For the latest edition of The Radar, our regular column of uncommon cultural recommendations from friends and colleagues around the world, the Paris-based curators Pierre-Alexandre Mateos and Charles Teyssou take us for a personal spin around Basel.
Hans Holbein's The Dead Christ in the Tomb (1521-1522) at Kunstmuseum Basel One cannot leave Basel without having seen Holbein’s cadaveric masterpiece—a coffin-like horizontal composition of emaciated ribs and flared bones, a body in an advanced stage of putrefaction. Only a handful of artists had both the talent and the guts to render Christ with such unflinching humanity. Dostoyevsky and his second wife Anna Snitkina, visiting Basel in August 1867, were horrified by it. Speaking through the person of Prince Myshkin in The Idiot, Dostoyevsky wrote: “Why, some people may lose their faith by looking at that picture!” What better to expect from great art than a negative epiphany?
Goetheanum Every religion has its temples and rituals.

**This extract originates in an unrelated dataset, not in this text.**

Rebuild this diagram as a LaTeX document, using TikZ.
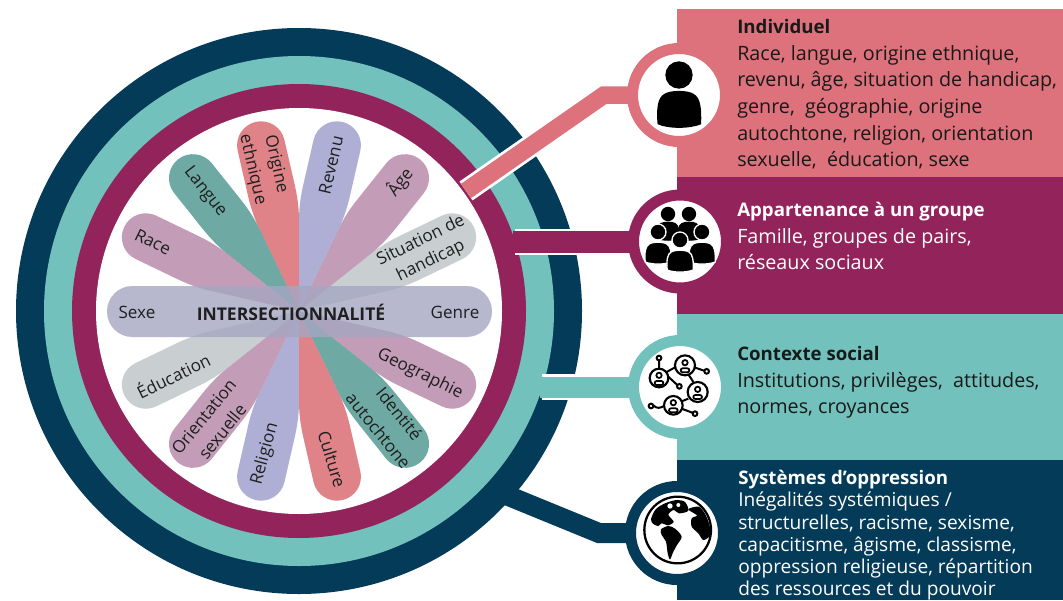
\documentclass[tikz,border=0pt]{standalone}
\usepackage{fontspec}
\setmainfont{Open Sans}
\definecolor{cPink}{HTML}{DD727C}
\definecolor{cMag}{HTML}{93245B}
\definecolor{cTeal}{HTML}{72C1BD}
\definecolor{cNavy}{HTML}{033B59}
\definecolor{pMauve}{HTML}{B585A6}
\definecolor{pGreen}{HTML}{4A948D}
\definecolor{pRed}{HTML}{D8656C}
\definecolor{pBlue}{HTML}{9B9CCB}
\definecolor{pGrey}{HTML}{BCC3C6}
\definecolor{pBar}{HTML}{A5A6C2}
\pgfdeclarelayer{rings}
\pgfdeclarelayer{conn}
\pgfsetlayers{rings,conn,main}
\newcommand\petal[2]{%
  \begin{scope}[shift={(299,311)},x=.75pt,y=.75pt,rotate=#1]
    \fill[#2,opacity=.8] (0,0) -- (92,21) .. controls (102,23) and (112,24) .. (125,24) -- (170,24)
      arc[start angle=90,end angle=-90,radius=24] -- (125,-24)
      .. controls (112,-24) and (102,-23) .. (92,-21) -- cycle;
  \end{scope}}
% person: head centre #1,#2 radius #3 ; body scaled from it ; #4 = outline
\newcommand\persona[4]{%
  \begin{scope}[shift={(#1,#2)},x=#3*.75pt,y=-#3*.75pt]
    \filldraw[black,draw=#4,line width=1pt] (0,0) circle[radius=1];
    \filldraw[black,draw=#4,line width=1pt]
      (-1.6,3.75) .. controls (-1.7,2.6) and (-1.6,1.75) .. (-1.1,1.5)
      .. controls (-.7,1.2) and (.7,1.2) .. (1.1,1.5)
      .. controls (1.6,1.75) and (1.7,2.6) .. (1.65,3.75)
      .. controls (.8,4.1) and (-.8,4.1) .. cycle;
  \end{scope}}
\newcommand\netperson[3]{%
  \draw[black,line width=1.6pt,fill=white] (#1,#2) circle[radius=#3];
  \draw[black,line width=1.3pt] (#1,#2-8) circle[radius=8];
  \draw[black,line width=1.3pt,rounded corners=1.5pt] (#1-13,#2+9) rectangle (#1+13,#2+21);}
\tikzset{
  x=.75pt,y=-.75pt,
  ringnode/.style={circle,inner sep=0pt,outer sep=0pt,minimum size=#1*.75pt},
  iconnode/.style={circle,fill=white,line width=11*.75pt,inner sep=0pt,outer sep=0pt,minimum size=93*.75pt},
  petaltext/.style={font=\fontsize{12.8}{17}\selectfont,text=black!88,align=center,inner sep=0pt},
  paneltext/.style={anchor=north west,align=left,inner sep=0pt,font=\fontsize{14.8}{20}\selectfont},
  halo/.style={white,line width=26*.75pt},
  link/.style={line width=#1*.75pt}
}
\begin{document}
\begin{tikzpicture}
\useasboundingbox (0,0) rectangle (1063,600);
\begin{pgfonlayer}{rings}
  \fill[white] (0,0) rectangle (1063,600);
  \node[ringnode=566,fill=cNavy] (ringN) at (299,311) {};
  \node[ringnode=510,fill=cTeal] (ringT) at (299,311) {};
  \node[ringnode=454,fill=cMag] (ringM) at (299,311) {};
  \node[ringnode=406,fill=white] (ringW) at (299,311) {};
\end{pgfonlayer}

% petals
\petal{25.7}{pGrey}
\petal{51.4}{pMauve}
\petal{77.1}{pBlue}
\petal{102.9}{pRed}
\petal{128.6}{pGreen}
\petal{154.3}{pMauve}
\petal{-25.7}{pMauve}
\petal{-51.4}{pGreen}
\petal{-77.1}{pRed}
\petal{-102.9}{pBlue}
\petal{-128.6}{pMauve}
\petal{-154.3}{pGrey}
\fill[pBar,opacity=.8,rounded corners=19pt] (107,286) rectangle (492,337);

\node[petaltext,rotate=-26] (tRace) at (153,242) {Race};
\node[petaltext,rotate=-52] (tLangue) at (205,192) {Langue};
\node[petaltext,rotate=-77,font=\fontsize{12.8}{18}\selectfont] (tOrigine) at (264,167) {Origine\\ethnique};
\node[petaltext,rotate=77] (tRevenu) at (331,165) {Revenu};
\node[petaltext,rotate=52] (tAge) at (400,182) {Âge};
\node[petaltext,rotate=26] (tSituation) at (426,251) {Situation de\\handicap};
\node[petaltext] (tSexe) at (137,312) {Sexe};
\node[petaltext,font=\fontsize{13.15}{15.5}\selectfont\bfseries] (tCentre) at (291,312) {INTERSECTIONNALITÉ};
\node[petaltext] (tGenre) at (455,312) {Genre};
\node[petaltext,rotate=26] (tEducation) at (173,375) {Éducation};
\node[petaltext,rotate=51,font=\fontsize{12.8}{18}\selectfont] (tOrientation) at (213,424) {Orientation\\sexuelle};
\node[petaltext,rotate=75] (tReligion) at (265,454) {Religion};
\node[petaltext,rotate=-73] (tCulture) at (332,459) {Culture};
\node[petaltext,rotate=-51,font=\fontsize{12.8}{20}\selectfont] (tIdentite) at (389,422) {Identité\\autochtone};
\node[petaltext,rotate=-26] (tGeographie) at (420,374) {Geographie};

% panels
\fill[cPink] (677,9) rectangle (1063,177);
\fill[cMag] (677,177) rectangle (1063,314);
\fill[cTeal] (677,314) rectangle (1063,460);
\fill[cNavy] (677,460) rectangle (1063,600);

\newcommand\ttl{\fontsize{14}{20}\selectfont\bfseries}
\node[paneltext,text=black!90] (txtA) at (737,19) {{\ttl Individuel}\\Race, langue, origine ethnique,\\revenu, âge, situation de handicap,\\genre,\ \ géographie, origine\\autochtone, religion, orientation\\sexuelle,\ \ éducation, sexe};
\node[paneltext,text=white] (txtB) at (737,202) {{\ttl Appartenance à un groupe}\\Famille, groupes de pairs,\\réseaux sociaux};
\node[paneltext,text=black!90] (txtC) at (737,346) {{\ttl Contexte social}\\Institutions, privilèges,\ \ attitudes,\\normes, croyances};
\node[paneltext,text=white,font=\fontsize{14.35}{16.7}\selectfont] (txtD) at (738,470) {{\fontsize{14}{16.7}\selectfont\bfseries Systèmes d’oppression}\\Inégalités systémiques /\\structurelles, racisme, sexisme,\\capacitisme, âgisme, classisme,\\oppression religieuse, répartition\\des ressources et du pouvoir};

% icon discs
\node[iconnode,draw=cPink] (iconA) at (679,95) {};
\node[iconnode,draw=cMag] (iconB) at (680,241.5) {};
\node[iconnode,draw=cTeal] (iconC) at (680,387) {};
\node[iconnode,draw=cNavy] (iconD) at (677,533) {};

% connectors
\coordinate (startA) at (466,191);
\coordinate (startB) at (515.3,241.5);
\coordinate (startC) at (542.2,387);
\coordinate (startD) at (511,497);
\coordinate (bendA) at (604,95);
\coordinate (bendD) at (599,533);
\begin{pgfonlayer}{conn}
  \draw[cNavy,link=20,line join=miter,shorten <=-6pt] (startD) -- (bendD) -- (iconD.center);
  \draw[halo] (startC) -- (iconC.center);
  \draw[cTeal,link=21,shorten <=-2pt] (startC) -- (iconC.center);
  \draw[halo] (startB) -- (iconB.center);
  \draw[cMag,link=22,shorten <=-2pt] (startB) -- (iconB.center);
  \draw[white,line width=23*.75pt] (startA) -- (bendA);
  \draw[cPink,link=17.5,line join=miter] (startA) -- (bendA) -- (iconA.center);
\end{pgfonlayer}

% person icon
\persona{679}{75}{13}{black}
% group icon
\persona{668}{214}{6.5}{black}
\persona{689}{214}{6.5}{black}
\persona{658}{232}{8}{white}
\persona{702}{232}{8}{white}
\persona{680}{240}{8}{white}

% network icon (crop coordinates: 1 unit = 1/3 px)
\begin{scope}[shift={(635,342)},x=.25pt,y=-.25pt]
  \draw[black,line width=1.5pt] (72,55) -- (72,85) (175,75) -- (207,86) (90,95) -- (128,130) (160,97) -- (175,120) (95,90) -- (122,75)
    (55,190) .. controls (65,200) and (75,200) .. (90,190) (140,178) -- (160,170) (140,200) -- (172,212);
  \netperson{72}{108}{28}
  \netperson{150}{70}{30}
  \netperson{188}{150}{30}
  \netperson{115}{190}{28}
  \foreach \p/\q in {72/48,215/88,133/133,48/192,180/215}
    \draw[black,line width=1.5pt,fill=white] (\p,\q) circle[radius=7];
\end{scope}

% globe icon (crop coordinates: 1 unit = 1/3 px)
\begin{scope}[shift={(635,490)},x=.25pt,y=-.25pt]
  \draw[black,line width=1.7pt] (128,120) circle[radius=100];
  \fill[black] plot[smooth cycle,tension=.5] coordinates {(48,88) (62,58) (90,40) (125,30) (150,36) (160,62) (132,70) (116,60) (100,74) (116,95) (100,106) (80,100) (70,108) (55,102)};
  \fill[white] (105,48) circle[radius=8] (130,45) circle[radius=6];
  \fill[black] plot[smooth cycle,tension=.5] coordinates {(78,118) (100,108) (120,116) (140,140) (126,165) (115,185) (105,208) (98,190) (93,155) (80,135)};
  \fill[black] plot[smooth cycle,tension=.5] coordinates {(160,58) (190,50) (208,68) (222,100) (226,135) (205,150) (190,130) (170,110) (170,85) (186,76)};
\end{scope}
\end{tikzpicture}
\end{document}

When you’re finished with Art Basel and the gods of art, you might feel the desire to pray to some different ones. Nothing beats Rudolf Steiner’s masterful concrete monument to the Anthroposophical Movement, named after Johann Wolfgang von Goethe and completed in 1928. A gesamtkunstwerk beacon for a modernist belief system, it is also a mesmerizing example of expressionist architecture, taking its place in a lineage that includes fellow visionaries like Bruno Taut and Paul Scheerbart.
Art Basel Conversations series Organized by Emily Butler, the Art Basel Conversations are, without a doubt, the best antidote to Art Basel syndrome. If you cannot process any more names or visual information, if you lost your VIP pass, if you’re badly in need of a little serenity amid an agoraphobic’s nightmare or if you simply want a deeper understanding of what’s going in the art world, here’s your place. This year’s menu of talks looks particularly appetizing. Among the panels we’re looking forward to are “The Architecture of the Future Museum” and a conversation between the artists Tiona Nekkia McClodden and P. Staff.
House of Mixed Emotions Party, Kaschemme Every year on Wednesday during Art Basel week, artists, museum directors, collectors, gallerists on selling sprees and gallerists on the downhill slide join alpine ravers and hardcore Baselers at the Kaschemme nightclub. Resembling a rural Cajun shack and strategically located under a bridge far away from the city center, the club serves as the venue for the raunchiest and naughtiest party of the week. Overseen by two maestros, Mathis Altmann and Jan Vorisek, under the aegis of the House of Mixed Emotions, the event packs the hopes, dreams, deceptions and drama of the fair into just a few square meters and sets them to a thumping techno beat.
Basel Social Club The history of anti-, mock-, alt- or para-art fairs is rich—decades of shape-shifting variations on the desire to renew old formats. The Basel Social Club, launched last year, is a fine example of how to shake things up with elegance and wit. At the time of this writing, we’ve yet to see the details of this year’s iteration. But knowing last year’s effusion of art, fun and swimming-pool performances, we’re very much looking forward to what’s on offer at the former mayonnaise factory where it all takes place.
Pierre-Alexandre Mateos and Charles Teyssou are curators based in Paris. Their current projects include Paris Orbital, a public program at the Pinault Collection—Bourse de Commerce focusing on the links between Parisian mythologies and pulp culture, a forthcoming publication about homosexual cruising with HEAD (Geneva) and Spector Books (Leipzig), and the curation of Conversations program at Paris+ par Art Basel in October 2023.
The pair co-founded and curated the first edition of Stavanger Secession in Stavanger, Norway, which will launch on June 22, 2023, bringing artists, thinkers and filmmakers together from around the world.